We don’t have a pipeline. I don’t know how it would have worked, somebody else would have filled my shoes. Everyone is unique. I like leading. I have one big thing left in me: leadership.

You’ve said you’d like to see men’s matches at Slams be best-of-three sets.

We make our guys play three out of five, which is horrendous. We’re wearing our top guys out. I hate it. Everyone says, “Billie, you want that because [the women] play three sets.” No, I want the men to stay in the game longer. I wanted Sampras to play longer. Roddick retired at 30. I want them in until they’re 35 or 40, if they love to play.
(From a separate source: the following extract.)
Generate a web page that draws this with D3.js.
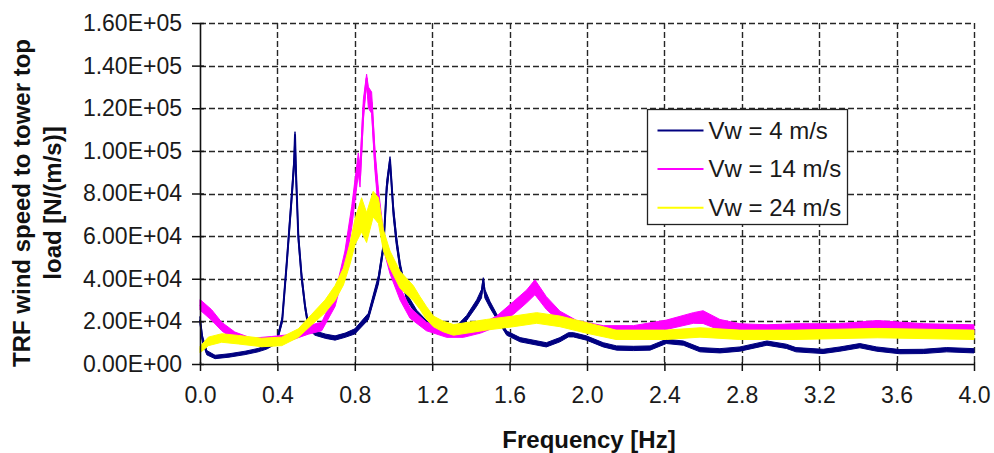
<!DOCTYPE html>
<html>
<head>
<meta charset="utf-8">
<script src="https://cdn.jsdelivr.net/npm/d3@7"></script>
<style>
  html, body { margin: 0; padding: 0; background: #fff; }
  svg { display: block; }
  text { font-family: "Liberation Sans", Arial, Helvetica, sans-serif; }
</style>
</head>
<body>
<svg id="chart" width="994" height="453"></svg>
<script>
// Transfer function, wind speed to tower-top load. Values in 1e3 N/(m/s).
// Each series: frequency [Hz], mean level, and half-width of the noise band.
const freqVw4 = [0.000, 0.012, 0.035, 0.078, 0.15, 0.233, 0.30, 0.345, 0.396, 0.425, 0.448, 0.474, 0.486, 0.491, 0.496, 0.500, 0.508, 0.525, 0.543, 0.560, 0.594, 0.65, 0.698, 0.75, 0.80, 0.87, 0.922, 0.948, 0.965, 0.982, 0.999, 1.015, 1.034, 1.067, 1.12, 1.19, 1.206, 1.31, 1.378, 1.43, 1.455, 1.464, 1.472, 1.499, 1.533, 1.585, 1.654, 1.79, 1.86, 1.904, 1.93, 1.997, 2.084, 2.153, 2.24, 2.326, 2.41, 2.498, 2.584, 2.687, 2.79, 2.93, 3.03, 3.08, 3.22, 3.307, 3.41, 3.497, 3.617, 3.738, 3.859, 4.0];
const trfVw4  = [20.8, 12, 5.3, 3.3, 4.0, 5.2, 6.5, 7.8, 10.6, 20.8, 47, 78.6, 94, 107.5, 90, 80, 60, 41, 27, 17.6, 14.5, 13.0, 12.2, 13.5, 15.3, 22.3, 39.5, 55, 83, 95.8, 72, 58, 45.8, 31.7, 24, 17.6, 16, 15.3, 21.6, 28.6, 33, 39.5, 33, 27.8, 22.3, 14.5, 11.4, 9.0, 11.4, 13.7, 13.7, 12.2, 9.0, 7.5, 7.3, 7.5, 10.6, 9.8, 6.7, 6.2, 7.0, 9.8, 8.3, 6.7, 5.9, 7.0, 8.6, 7.0, 5.8, 5.9, 6.7, 6.2];
const bandVw4 = [1.5, 1.5, 1, 0.8, 0.8, 0.8, 0.8, 0.8, 1, 1.5, 2, 2.5, 3, 1.5, 4, 3, 2.5, 2, 1.5, 1.2, 1, 1, 1, 1, 1.2, 1.5, 2, 2, 3, 1.5, 3, 2.5, 2, 1.5, 1.2, 1, 1, 1, 1.2, 1.5, 2, 1, 2, 1.5, 1.2, 1, 1, 1, 1, 1, 1, 1, 1, 1, 1, 1, 1, 1, 1, 1, 1, 1, 1, 1, 1, 1, 1, 1, 1, 1, 1, 1];

const freqVw14 = [0.0, 0.06, 0.112, 0.18, 0.267, 0.37, 0.456, 0.56, 0.629, 0.698, 0.749, 0.784, 0.818, 0.827, 0.844, 0.861, 0.87, 0.887, 0.904, 0.922, 0.948, 0.982, 1.034, 1.085, 1.17, 1.275, 1.361, 1.45, 1.533, 1.62, 1.688, 1.731, 1.79, 1.86, 1.947, 2.084, 2.24, 2.41, 2.55, 2.6, 2.687, 2.79, 2.93, 3.08, 3.3, 3.5, 3.74, 4.0];
const trfVw14  = [27.8, 23, 17.6, 13, 10.6, 11.4, 12.2, 16, 17.6, 30, 49, 69, 94, 88, 119, 134, 125, 122.6, 95.8, 77, 58, 45.8, 33, 24, 17.6, 14.5, 14.5, 16.5, 20, 26.3, 31.7, 36, 28.6, 22.3, 18.4, 16, 16, 18.4, 21.6, 22, 18.4, 16.9, 16.4, 16.9, 16.9, 18.4, 16.9, 16.4];
const bandVw14 = [2.5, 2.5, 2, 2, 1.5, 1.5, 1.5, 2, 2, 3, 4, 5, 5, 5, 5, 2, 5, 5, 5, 5, 4, 3.5, 3, 2.5, 2, 2, 2, 2, 2.5, 3, 3, 3.5, 3, 2.5, 2, 2, 2, 2.2, 2.5, 3, 2.5, 2, 2, 2, 2, 2, 2, 2];

const freqVw24 = [0.0, 0.043, 0.112, 0.198, 0.319, 0.422, 0.508, 0.577, 0.646, 0.698, 0.741, 0.776, 0.801, 0.835, 0.861, 0.895, 0.922, 0.948, 0.982, 1.034, 1.102, 1.137, 1.17, 1.206, 1.257, 1.31, 1.48, 1.62, 1.74, 1.86, 2.0, 2.15, 2.41, 2.584, 2.79, 3.08, 3.5, 4.0];
const trfVw24  = [6.7, 10.6, 12.2, 11.4, 10.1, 10.6, 14.5, 20.8, 27, 33.3, 41, 52, 62, 70, 64, 75, 72, 58, 49, 39.5, 33.3, 28.6, 24, 20, 17.6, 16, 18.4, 20, 21.6, 20, 16.9, 13.7, 13.7, 14.8, 13.7, 13.7, 14.5, 13.7];
const bandVw24 = [1.5, 2, 2, 2, 2, 2, 2, 2.5, 3, 3.5, 4, 5, 6, 8, 7, 6, 6, 5, 4, 4, 3.5, 3, 3, 2.5, 2.5, 2.5, 2.5, 2.5, 2.5, 2.5, 2.5, 2.2, 2.2, 2.2, 2.2, 2.2, 2.2, 2.2];

const seriesNames  = ["Vw = 4 m/s", "Vw = 14 m/s", "Vw = 24 m/s"];
const seriesColors = ["#000080", "#ff00ff", "#ffff00"];

const xTicks = [0.0, 0.4, 0.8, 1.2, 1.6, 2.0, 2.4, 2.8, 3.2, 3.6, 4.0];
const xTickLabels = ["0.0", "0.4", "0.8", "1.2", "1.6", "2.0", "2.4", "2.8", "3.2", "3.6", "4.0"];
const yTicks = [0, 20000, 40000, 60000, 80000, 100000, 120000, 140000, 160000];
const yTickLabels = ["0.00E+00", "2.00E+04", "4.00E+04", "6.00E+04", "8.00E+04", "1.00E+05", "1.20E+05", "1.40E+05", "1.60E+05"];

const xTitle = "Frequency [Hz]";
const yTitleLines = ["TRF wind speed to tower top", "load [N/(m/s)]"];

// Layout
const plot = { left: 200, right: 974, top: 23, bottom: 364 };
const svg = d3.select("#chart");
svg.append("rect").attr("width", 994).attr("height", 453).attr("fill", "#fff");

const x = d3.scaleLinear().domain([0, 4]).range([plot.left, plot.right]);
const y = d3.scaleLinear().domain([0, 160000]).range([plot.bottom, plot.top]);
const crisp = v => Math.round(v) + 0.5;

// Dashed grid
const grid = svg.append("g").attr("stroke", "#262626").attr("stroke-width", 1.4)
  .attr("stroke-dasharray", "6,3").attr("fill", "none");
grid.selectAll("line.h").data(yTicks.slice(1)).join("line")
  .attr("x1", plot.left).attr("x2", plot.right)
  .attr("y1", d => crisp(y(d))).attr("y2", d => crisp(y(d)));
grid.selectAll("line.v").data(xTicks.slice(1)).join("line")
  .attr("y1", plot.top).attr("y2", plot.bottom)
  .attr("x1", d => crisp(x(d))).attr("x2", d => crisp(x(d)));

// Series: noise band plus centre line
const series = [
  { f: freqVw4,  v: trfVw4,  b: bandVw4 },
  { f: freqVw14, v: trfVw14, b: bandVw14 },
  { f: freqVw24, v: trfVw24, b: bandVw24 }
];
const band = d3.area()
  .x(d => x(d.f))
  .y0(d => y(Math.max(0, d.v - d.b) * 1000))
  .y1(d => y((d.v + d.b) * 1000));
const line = d3.line().x(d => x(d.f)).y(d => y(d.v * 1000));

series.forEach((s, i) => {
  const pts = s.f.map((f, k) => ({ f: f, v: s.v[k], b: s.b[k] }));
  const g = svg.append("g");
  g.append("path").attr("d", band(pts)).attr("fill", seriesColors[i])
    .attr("stroke", seriesColors[i]).attr("stroke-width", 1).attr("stroke-linejoin", "round");
  g.append("path").attr("d", line(pts)).attr("fill", "none")
    .attr("stroke", seriesColors[i]).attr("stroke-width", 2).attr("stroke-linejoin", "round");
});

// Axes
const fontFamily = '"Liberation Sans", Arial, Helvetica, sans-serif';
const yAxis = svg.append("g").attr("transform", `translate(${plot.left},0)`)
  .call(d3.axisLeft(y).tickValues(yTicks).tickSize(8).tickSizeOuter(0).tickPadding(10)
    .tickFormat((d, i) => yTickLabels[i]));
const xAxis = svg.append("g").attr("transform", `translate(0,${plot.bottom})`)
  .call(d3.axisBottom(x).tickValues(xTicks).tickSize(7).tickSizeOuter(0).tickPadding(16)
    .tickFormat((d, i) => xTickLabels[i]));
[yAxis, xAxis].forEach(a => {
  a.attr("font-family", fontFamily).attr("font-size", 23);
  a.select(".domain").attr("stroke", "#111").attr("stroke-width", 1.6);
  a.selectAll(".tick line").attr("stroke", "#111").attr("stroke-width", 1.5);
  a.selectAll(".tick text").attr("fill", "#1a1a1a");
});
// short inner part of the crossing tick marks
yAxis.selectAll(".tick").append("line").attr("x1", 0).attr("x2", 4)
  .attr("stroke", "#111").attr("stroke-width", 1.5);
xAxis.selectAll(".tick").append("line").attr("y1", 0).attr("y2", -2)
  .attr("stroke", "#111").attr("stroke-width", 1.5);

// Axis titles
svg.append("text").attr("x", 589).attr("y", 448).attr("text-anchor", "middle")
  .attr("font-size", 24).attr("font-weight", "bold").attr("fill", "#111").text(xTitle);
const yTitle = svg.append("text").attr("transform", "translate(0,203) rotate(-90)")
  .attr("text-anchor", "middle").attr("font-size", 24).attr("font-weight", "bold").attr("fill", "#111");
yTitleLines.forEach((t, i) => {
  yTitle.append("tspan").attr("x", 0).attr("y", 30 + i * 31).text(t);
});

// Legend
const legend = svg.append("g").attr("transform", "translate(647.5,109.5)");
legend.append("rect").attr("width", 200).attr("height", 115)
  .attr("fill", "#fff").attr("stroke", "#222").attr("stroke-width", 1.3);
seriesNames.forEach((name, i) => {
  const ly = 21 + i * 38.6;
  legend.append("line").attr("x1", 10).attr("x2", 56).attr("y1", ly).attr("y2", ly)
    .attr("stroke", seriesColors[i]).attr("stroke-width", 2);
  legend.append("text").attr("x", 61).attr("y", ly + 8).attr("font-size", 24)
    .attr("fill", "#1a1a1a").text(name);
});
</script>
</body>
</html>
They [don’t] play that long anymore. They have enough money and they’re exhausted … It’s killing them. You only have so many miles in your legs. This sport is so physically demanding now. You need aerobic, and anaerobic for quickness. When I see men play over four, five, or six hours, I’m going, “Oh, great. That’s another year off their careers.” Golf’s lucky, because their oldies can play. Once we get to know our players, we don’t want them to leave. Every time one of our players retires, I go “Oh no, I can’t believe so-and-so isn’t playing anymore.”

Talk about America’s new Sloane generation, all our new young woman players.

We need the pipeline. We’re hurt. We need some boys. It would be interesting to see what’s inspired them … It’s also a tribute to Serena and Venus. If you are a little girl today, they are the inspiration. For any child in the world.